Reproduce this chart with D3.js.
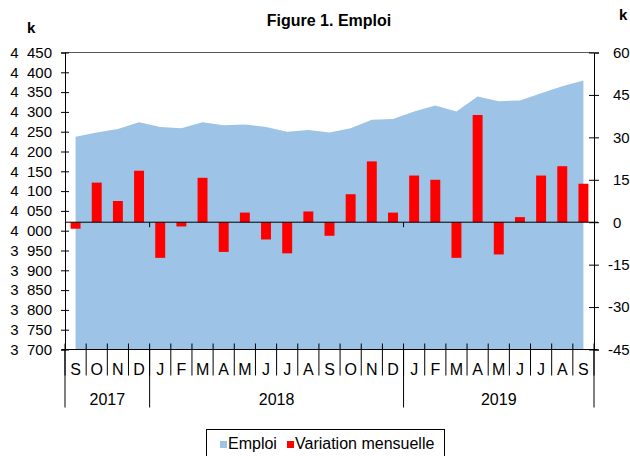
<!DOCTYPE html>
<html>
<head>
<meta charset="utf-8">
<script src="https://cdn.jsdelivr.net/npm/d3@7"></script>
<style>
    body { margin: 0; background: #fff; }
    svg text { font-family: "Liberation Sans", Arial, sans-serif; fill: #000; }
</style>
</head>
<body>
<script>
// monthly periods, Sep 2017 -> Sep 2019
var periods = ["2017-09", "2017-10", "2017-11", "2017-12",
    "2018-01", "2018-02", "2018-03", "2018-04", "2018-05", "2018-06",
    "2018-07", "2018-08", "2018-09", "2018-10", "2018-11", "2018-12",
    "2019-01", "2019-02", "2019-03", "2019-04", "2019-05", "2019-06",
    "2019-07", "2019-08", "2019-09"];
var monthLabels = ["S", "O", "N", "D", "J", "F", "M", "A", "M", "J", "J", "A",
    "S", "O", "N", "D", "J", "F", "M", "A", "M", "J", "J", "A", "S"];
var years = ["2017", "2018", "2019"];
var yearMonths = [4, 12, 9];

// employment level (k), left axis
var emploi = [4237, 4248, 4257, 4274, 4262, 4259, 4274, 4266, 4268, 4262, 4250, 4254,
    4248, 4259, 4280, 4282, 4301, 4316, 4301, 4339, 4327, 4329, 4347, 4365, 4379];
// monthly change (k), right axis
var variation = [-2.3, 14.0, 7.5, 18.2, -12.6, -1.5, 15.7, -10.5, 3.4, -6.1, -11.0, 3.8,
    -4.8, 9.9, 21.5, 3.4, 16.5, 15.0, -12.6, 37.9, -11.4, 1.8, 16.5, 19.8, 13.6];

var leftTicks = [3700, 3750, 3800, 3850, 3900, 3950, 4000, 4050, 4100, 4150, 4200, 4250, 4300, 4350, 4400, 4450];
var rightTicks = [-45, -30, -15, 0, 15, 30, 45, 60];

// plot box (window.top is reserved, so use other names)
var pl = 65, pr = 594, pt = 52.5, pb = 349.5;

var svg = d3.select("body").append("svg")
    .attr("width", 630)
    .attr("height", 456);

var x = d3.scaleBand().domain(periods).range([pl, pr]);
var yL = d3.scaleLinear().domain([3700, 4450]).range([pb, pt]);
var yR = d3.scaleLinear().domain([-45, 60]).range([pb, pt]);

// area for Emploi
var area = d3.area()
    .x(function (d, i) { return x(periods[i]) + x.bandwidth() / 2; })
    .y0(yL(3700))
    .y1(function (d) { return yL(d); });

svg.append("path")
    .datum(emploi)
    .attr("fill", "#9dc3e6")
    .attr("d", area);

// top border
svg.append("line")
    .attr("x1", pl).attr("x2", pr)
    .attr("y1", pt).attr("y2", pt)
    .attr("stroke", "#595959");

// bars for Variation mensuelle
var barW = x.bandwidth() * 0.47;
svg.selectAll("rect.bar")
    .data(variation)
    .enter().append("rect")
    .attr("class", "bar")
    .attr("x", function (d, i) { return x(periods[i]) + (x.bandwidth() - barW) / 2; })
    .attr("y", function (d) { return yR(Math.max(0, d)); })
    .attr("width", barW)
    .attr("height", function (d) { return Math.abs(yR(d) - yR(0)); })
    .attr("fill", "#ff0000");

// zero line of the right axis
svg.append("line")
    .attr("x1", pl).attr("x2", pr + 4)
    .attr("y1", yR(0)).attr("y2", yR(0))
    .attr("stroke", "#000");

// year boundaries (used for small ticks + bottom separators)
var bounds = [0];
yearMonths.forEach(function (n, i) { bounds.push(bounds[i] + n); });
var boundX = bounds.map(function (b) { return b < periods.length ? x(periods[b]) : pr; });

svg.selectAll("line.zt")
    .data(boundX.slice(1, -1))
    .enter().append("line")
    .attr("class", "zt")
    .attr("x1", function (d) { return d; }).attr("x2", function (d) { return d; })
    .attr("y1", yR(0)).attr("y2", yR(0) + 5)
    .attr("stroke", "#000");

// left axis
var fmt = function (d) { return d3.format(",")(d).replace(",", "\u2007"); };
var gL = svg.append("g")
    .attr("transform", "translate(" + pl + ",0)")
    .call(d3.axisLeft(yL).tickValues(leftTicks).tickFormat(fmt).tickSize(4).tickPadding(9));
gL.selectAll(".tick line").attr("x1", 4);
gL.selectAll("text").style("font-size", "15px");

// right axis (plain hyphen for negatives, hung left of the digits)
var gR = svg.append("g")
    .attr("transform", "translate(" + pr + ",0)")
    .call(d3.axisRight(yR).tickValues(rightTicks)
        .tickFormat(function (d) { return String(d); })
        .tickSize(5).tickPadding(14));
gR.selectAll(".tick line").attr("x1", -5);
gR.selectAll("text")
    .style("font-size", "15px")
    .attr("dx", function (d) { return d < 0 ? -5 : 0; });

svg.selectAll(".domain").attr("stroke", "#000");
svg.selectAll(".tick line").attr("stroke", "#000");

// bottom category axis
var gB = svg.append("g")
    .attr("transform", "translate(0," + pb + ")");
gB.append("line")
    .attr("x1", pl - 3).attr("x2", pr + 3)
    .attr("stroke", "#000");

var allX = periods.map(function (p) { return x(p); }).concat([pr]);
gB.selectAll("line.up")
    .data(allX)
    .enter().append("line")
    .attr("class", "up")
    .attr("x1", function (d) { return d; }).attr("x2", function (d) { return d; })
    .attr("y1", -6).attr("y2", 26)
    .attr("stroke", "#000");

gB.selectAll("line.yr")
    .data(boundX)
    .enter().append("line")
    .attr("class", "yr")
    .attr("x1", function (d) { return d; }).attr("x2", function (d) { return d; })
    .attr("y1", 0).attr("y2", 58)
    .attr("stroke", "#000");

gB.selectAll("text.m")
    .data(monthLabels)
    .enter().append("text")
    .attr("class", "m")
    .attr("x", function (d, i) { return x(periods[i]) + x.bandwidth() / 2; })
    .attr("y", 25.5)
    .attr("text-anchor", "middle")
    .style("font-size", "16px")
    .text(function (d) { return d; });

gB.selectAll("text.y")
    .data(years)
    .enter().append("text")
    .attr("class", "y")
    .attr("x", function (d, i) { return (boundX[i] + boundX[i + 1]) / 2; })
    .attr("y", 55.5)
    .attr("text-anchor", "middle")
    .style("font-size", "16px")
    .text(function (d) { return d; });

// title and unit labels
svg.append("text")
    .attr("x", 329).attr("y", 26)
    .attr("text-anchor", "middle")
    .style("font-size", "16px").style("font-weight", "bold")
    .text("Figure 1. Emploi");
svg.append("text")
    .attr("x", 27).attr("y", 33)
    .style("font-size", "15px").style("font-weight", "bold")
    .text("k");
svg.append("text")
    .attr("x", 619).attr("y", 20)
    .style("font-size", "15px").style("font-weight", "bold")
    .text("k");

// legend
var leg = svg.append("g");
leg.append("rect")
    .attr("x", 206.5).attr("y", 429.5)
    .attr("width", 238).attr("height", 40)
    .attr("fill", "#fff").attr("stroke", "#000");
leg.append("rect")
    .attr("x", 220).attr("y", 441)
    .attr("width", 7).attr("height", 7)
    .attr("fill", "#9dc3e6");
leg.append("text")
    .attr("x", 228).attr("y", 448.5)
    .style("font-size", "16px")
    .text("Emploi");
leg.append("rect")
    .attr("x", 287).attr("y", 441)
    .attr("width", 7).attr("height", 7)
    .attr("fill", "#ff0000");
leg.append("text")
    .attr("x", 295).attr("y", 448.5)
    .style("font-size", "16px")
    .text("Variation mensuelle");
</script>
</body>
</html>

Task prompt:
Would you return the data exactly as written, without the pictures?

Task result:
Reproduce this chart with D3.js.
<!DOCTYPE html>
<html>
<head>
<meta charset="utf-8">
<script src="https://cdn.jsdelivr.net/npm/d3@7"></script>
<style>
    body { margin: 0; background: #fff; }
    svg text { font-family: "Liberation Sans", Arial, sans-serif; fill: #000; }
</style>
</head>
<body>
<script>
// monthly periods, Sep 2017 -> Sep 2019
var periods = ["2017-09", "2017-10", "2017-11", "2017-12",
    "2018-01", "2018-02", "2018-03", "2018-04", "2018-05", "2018-06",
    "2018-07", "2018-08", "2018-09", "2018-10", "2018-11", "2018-12",
    "2019-01", "2019-02", "2019-03", "2019-04", "2019-05", "2019-06",
    "2019-07", "2019-08", "2019-09"];
var monthLabels = ["S", "O", "N", "D", "J", "F", "M", "A", "M", "J", "J", "A",
    "S", "O", "N", "D", "J", "F", "M", "A", "M", "J", "J", "A", "S"];
var years = ["2017", "2018", "2019"];
var yearMonths = [4, 12, 9];

// employment level (k), left axis
var emploi = [4237, 4248, 4257, 4274, 4262, 4259, 4274, 4266, 4268, 4262, 4250, 4254,
    4248, 4259, 4280, 4282, 4301, 4316, 4301, 4339, 4327, 4329, 4347, 4365, 4379];
// monthly change (k), right axis
var variation = [-2.3, 14.0, 7.5, 18.2, -12.6, -1.5, 15.7, -10.5, 3.4, -6.1, -11.0, 3.8,
    -4.8, 9.9, 21.5, 3.4, 16.5, 15.0, -12.6, 37.9, -11.4, 1.8, 16.5, 19.8, 13.6];

var leftTicks = [3700, 3750, 3800, 3850, 3900, 3950, 4000, 4050, 4100, 4150, 4200, 4250, 4300, 4350, 4400, 4450];
var rightTicks = [-45, -30, -15, 0, 15, 30, 45, 60];

// plot box (window.top is reserved, so use other names)
var pl = 65, pr = 594, pt = 52.5, pb = 349.5;

var svg = d3.select("body").append("svg")
    .attr("width", 630)
    .attr("height", 456);

var x = d3.scaleBand().domain(periods).range([pl, pr]);
var yL = d3.scaleLinear().domain([3700, 4450]).range([pb, pt]);
var yR = d3.scaleLinear().domain([-45, 60]).range([pb, pt]);

// area for Emploi
var area = d3.area()
    .x(function (d, i) { return x(periods[i]) + x.bandwidth() / 2; })
    .y0(yL(3700))
    .y1(function (d) { return yL(d); });

svg.append("path")
    .datum(emploi)
    .attr("fill", "#9dc3e6")
    .attr("d", area);

// top border
svg.append("line")
    .attr("x1", pl).attr("x2", pr)
    .attr("y1", pt).attr("y2", pt)
    .attr("stroke", "#595959");

// bars for Variation mensuelle
var barW = x.bandwidth() * 0.47;
svg.selectAll("rect.bar")
    .data(variation)
    .enter().append("rect")
    .attr("class", "bar")
    .attr("x", function (d, i) { return x(periods[i]) + (x.bandwidth() - barW) / 2; })
    .attr("y", function (d) { return yR(Math.max(0, d)); })
    .attr("width", barW)
    .attr("height", function (d) { return Math.abs(yR(d) - yR(0)); })
    .attr("fill", "#ff0000");

// zero line of the right axis
svg.append("line")
    .attr("x1", pl).attr("x2", pr + 4)
    .attr("y1", yR(0)).attr("y2", yR(0))
    .attr("stroke", "#000");

// year boundaries (used for small ticks + bottom separators)
var bounds = [0];
yearMonths.forEach(function (n, i) { bounds.push(bounds[i] + n); });
var boundX = bounds.map(function (b) { return b < periods.length ? x(periods[b]) : pr; });

svg.selectAll("line.zt")
    .data(boundX.slice(1, -1))
    .enter().append("line")
    .attr("class", "zt")
    .attr("x1", function (d) { return d; }).attr("x2", function (d) { return d; })
    .attr("y1", yR(0)).attr("y2", yR(0) + 5)
    .attr("stroke", "#000");

// left axis
var fmt = function (d) { return d3.format(",")(d).replace(",", "\u2007"); };
var gL = svg.append("g")
    .attr("transform", "translate(" + pl + ",0)")
    .call(d3.axisLeft(yL).tickValues(leftTicks).tickFormat(fmt).tickSize(4).tickPadding(9));
gL.selectAll(".tick line").attr("x1", 4);
gL.selectAll("text").style("font-size", "15px");

// right axis (plain hyphen for negatives, hung left of the digits)
var gR = svg.append("g")
    .attr("transform", "translate(" + pr + ",0)")
    .call(d3.axisRight(yR).tickValues(rightTicks)
        .tickFormat(function (d) { return String(d); })
        .tickSize(5).tickPadding(14));
gR.selectAll(".tick line").attr("x1", -5);
gR.selectAll("text")
    .style("font-size", "15px")
    .attr("dx", function (d) { return d < 0 ? -5 : 0; });

svg.selectAll(".domain").attr("stroke", "#000");
svg.selectAll(".tick line").attr("stroke", "#000");

// bottom category axis
var gB = svg.append("g")
    .attr("transform", "translate(0," + pb + ")");
gB.append("line")
    .attr("x1", pl - 3).attr("x2", pr + 3)
    .attr("stroke", "#000");

var allX = periods.map(function (p) { return x(p); }).concat([pr]);
gB.selectAll("line.up")
    .data(allX)
    .enter().append("line")
    .attr("class", "up")
    .attr("x1", function (d) { return d; }).attr("x2", function (d) { return d; })
    .attr("y1", -6).attr("y2", 26)
    .attr("stroke", "#000");

gB.selectAll("line.yr")
    .data(boundX)
    .enter().append("line")
    .attr("class", "yr")
    .attr("x1", function (d) { return d; }).attr("x2", function (d) { return d; })
    .attr("y1", 0).attr("y2", 58)
    .attr("stroke", "#000");

gB.selectAll("text.m")
    .data(monthLabels)
    .enter().append("text")
    .attr("class", "m")
    .attr("x", function (d, i) { return x(periods[i]) + x.bandwidth() / 2; })
    .attr("y", 25.5)
    .attr("text-anchor", "middle")
    .style("font-size", "16px")
    .text(function (d) { return d; });

gB.selectAll("text.y")
    .data(years)
    .enter().append("text")
    .attr("class", "y")
    .attr("x", function (d, i) { return (boundX[i] + boundX[i + 1]) / 2; })
    .attr("y", 55.5)
    .attr("text-anchor", "middle")
    .style("font-size", "16px")
    .text(function (d) { return d; });

// title and unit labels
svg.append("text")
    .attr("x", 329).attr("y", 26)
    .attr("text-anchor", "middle")
    .style("font-size", "16px").style("font-weight", "bold")
    .text("Figure 1. Emploi");
svg.append("text")
    .attr("x", 27).attr("y", 33)
    .style("font-size", "15px").style("font-weight", "bold")
    .text("k");
svg.append("text")
    .attr("x", 619).attr("y", 20)
    .style("font-size", "15px").style("font-weight", "bold")
    .text("k");

// legend
var leg = svg.append("g");
leg.append("rect")
    .attr("x", 206.5).attr("y", 429.5)
    .attr("width", 238).attr("height", 40)
    .attr("fill", "#fff").attr("stroke", "#000");
leg.append("rect")
    .attr("x", 220).attr("y", 441)
    .attr("width", 7).attr("height", 7)
    .attr("fill", "#9dc3e6");
leg.append("text")
    .attr("x", 228).attr("y", 448.5)
    .style("font-size", "16px")
    .text("Emploi");
leg.append("rect")
    .attr("x", 287).attr("y", 441)
    .attr("width", 7).attr("height", 7)
    .attr("fill", "#ff0000");
leg.append("text")
    .attr("x", 295).attr("y", 448.5)
    .style("font-size", "16px")
    .text("Variation mensuelle");
</script>
</body>
</html>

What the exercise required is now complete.